### Stated task
Copy the data exactly as it appears, and do not include any pictures.

### Data section

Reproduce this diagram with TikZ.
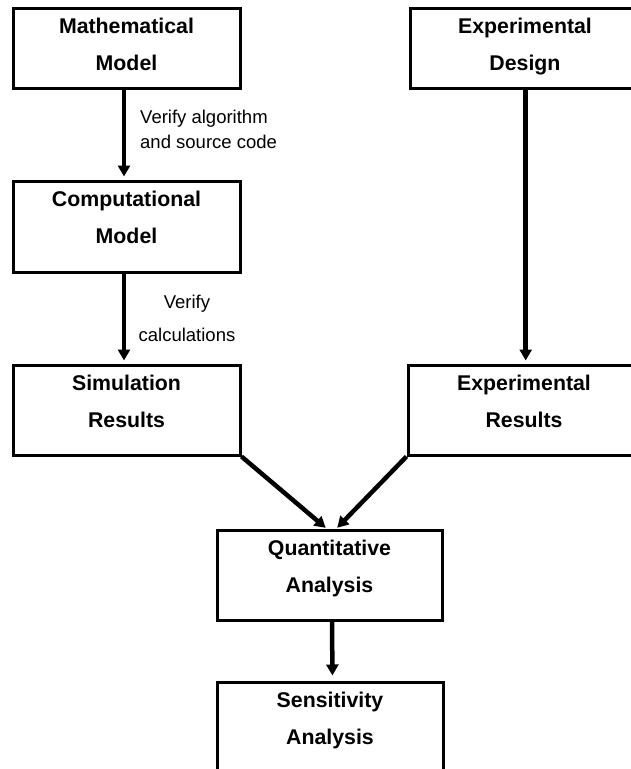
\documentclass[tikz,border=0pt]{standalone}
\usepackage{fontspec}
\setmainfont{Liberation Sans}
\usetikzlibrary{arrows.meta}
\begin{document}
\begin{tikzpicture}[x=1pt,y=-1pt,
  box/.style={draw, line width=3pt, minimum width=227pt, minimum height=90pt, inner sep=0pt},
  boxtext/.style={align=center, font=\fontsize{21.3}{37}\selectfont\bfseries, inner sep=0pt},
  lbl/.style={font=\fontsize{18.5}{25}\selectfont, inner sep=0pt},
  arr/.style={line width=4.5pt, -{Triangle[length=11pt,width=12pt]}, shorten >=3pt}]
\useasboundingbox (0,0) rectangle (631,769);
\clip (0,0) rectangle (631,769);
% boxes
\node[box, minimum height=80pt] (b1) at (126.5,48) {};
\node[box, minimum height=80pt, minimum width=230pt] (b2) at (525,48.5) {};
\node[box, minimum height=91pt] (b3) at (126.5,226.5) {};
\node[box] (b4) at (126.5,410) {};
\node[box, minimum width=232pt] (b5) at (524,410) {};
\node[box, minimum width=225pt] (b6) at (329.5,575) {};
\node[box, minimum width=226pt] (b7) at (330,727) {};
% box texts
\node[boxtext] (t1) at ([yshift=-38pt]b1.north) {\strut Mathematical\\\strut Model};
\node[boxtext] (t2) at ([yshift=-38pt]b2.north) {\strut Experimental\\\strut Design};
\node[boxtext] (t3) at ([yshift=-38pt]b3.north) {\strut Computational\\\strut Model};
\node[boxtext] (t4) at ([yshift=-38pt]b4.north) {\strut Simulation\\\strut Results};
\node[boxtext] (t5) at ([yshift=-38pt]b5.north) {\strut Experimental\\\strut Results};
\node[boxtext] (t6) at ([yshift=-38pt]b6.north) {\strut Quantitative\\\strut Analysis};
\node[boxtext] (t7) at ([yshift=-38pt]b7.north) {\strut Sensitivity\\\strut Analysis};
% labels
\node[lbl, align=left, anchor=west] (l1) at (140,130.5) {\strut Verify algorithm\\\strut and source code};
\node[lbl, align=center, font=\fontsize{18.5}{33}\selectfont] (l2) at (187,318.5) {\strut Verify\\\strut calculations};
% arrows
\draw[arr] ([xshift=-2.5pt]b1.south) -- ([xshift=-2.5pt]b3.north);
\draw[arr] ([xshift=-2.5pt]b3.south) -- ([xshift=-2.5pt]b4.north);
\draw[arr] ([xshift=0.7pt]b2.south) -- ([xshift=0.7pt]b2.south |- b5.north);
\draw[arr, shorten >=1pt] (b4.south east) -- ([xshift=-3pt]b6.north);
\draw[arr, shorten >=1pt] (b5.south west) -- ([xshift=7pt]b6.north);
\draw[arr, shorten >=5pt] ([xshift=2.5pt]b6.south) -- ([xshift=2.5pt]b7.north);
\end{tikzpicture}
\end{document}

### Response below
Reproduce this diagram with TikZ.
\documentclass[tikz,border=0pt]{standalone}
\usepackage{fontspec}
\setmainfont{Liberation Sans}
\usetikzlibrary{arrows.meta}
\begin{document}
\begin{tikzpicture}[x=1pt,y=-1pt,
  box/.style={draw, line width=3pt, minimum width=227pt, minimum height=90pt, inner sep=0pt},
  boxtext/.style={align=center, font=\fontsize{21.3}{37}\selectfont\bfseries, inner sep=0pt},
  lbl/.style={font=\fontsize{18.5}{25}\selectfont, inner sep=0pt},
  arr/.style={line width=4.5pt, -{Triangle[length=11pt,width=12pt]}, shorten >=3pt}]
\useasboundingbox (0,0) rectangle (631,769);
\clip (0,0) rectangle (631,769);
% boxes
\node[box, minimum height=80pt] (b1) at (126.5,48) {};
\node[box, minimum height=80pt, minimum width=230pt] (b2) at (525,48.5) {};
\node[box, minimum height=91pt] (b3) at (126.5,226.5) {};
\node[box] (b4) at (126.5,410) {};
\node[box, minimum width=232pt] (b5) at (524,410) {};
\node[box, minimum width=225pt] (b6) at (329.5,575) {};
\node[box, minimum width=226pt] (b7) at (330,727) {};
% box texts
\node[boxtext] (t1) at ([yshift=-38pt]b1.north) {\strut Mathematical\\\strut Model};
\node[boxtext] (t2) at ([yshift=-38pt]b2.north) {\strut Experimental\\\strut Design};
\node[boxtext] (t3) at ([yshift=-38pt]b3.north) {\strut Computational\\\strut Model};
\node[boxtext] (t4) at ([yshift=-38pt]b4.north) {\strut Simulation\\\strut Results};
\node[boxtext] (t5) at ([yshift=-38pt]b5.north) {\strut Experimental\\\strut Results};
\node[boxtext] (t6) at ([yshift=-38pt]b6.north) {\strut Quantitative\\\strut Analysis};
\node[boxtext] (t7) at ([yshift=-38pt]b7.north) {\strut Sensitivity\\\strut Analysis};
% labels
\node[lbl, align=left, anchor=west] (l1) at (140,130.5) {\strut Verify algorithm\\\strut and source code};
\node[lbl, align=center, font=\fontsize{18.5}{33}\selectfont] (l2) at (187,318.5) {\strut Verify\\\strut calculations};
% arrows
\draw[arr] ([xshift=-2.5pt]b1.south) -- ([xshift=-2.5pt]b3.north);
\draw[arr] ([xshift=-2.5pt]b3.south) -- ([xshift=-2.5pt]b4.north);
\draw[arr] ([xshift=0.7pt]b2.south) -- ([xshift=0.7pt]b2.south |- b5.north);
\draw[arr, shorten >=1pt] (b4.south east) -- ([xshift=-3pt]b6.north);
\draw[arr, shorten >=1pt] (b5.south west) -- ([xshift=7pt]b6.north);
\draw[arr, shorten >=5pt] ([xshift=2.5pt]b6.south) -- ([xshift=2.5pt]b7.north);
\end{tikzpicture}
\end{document}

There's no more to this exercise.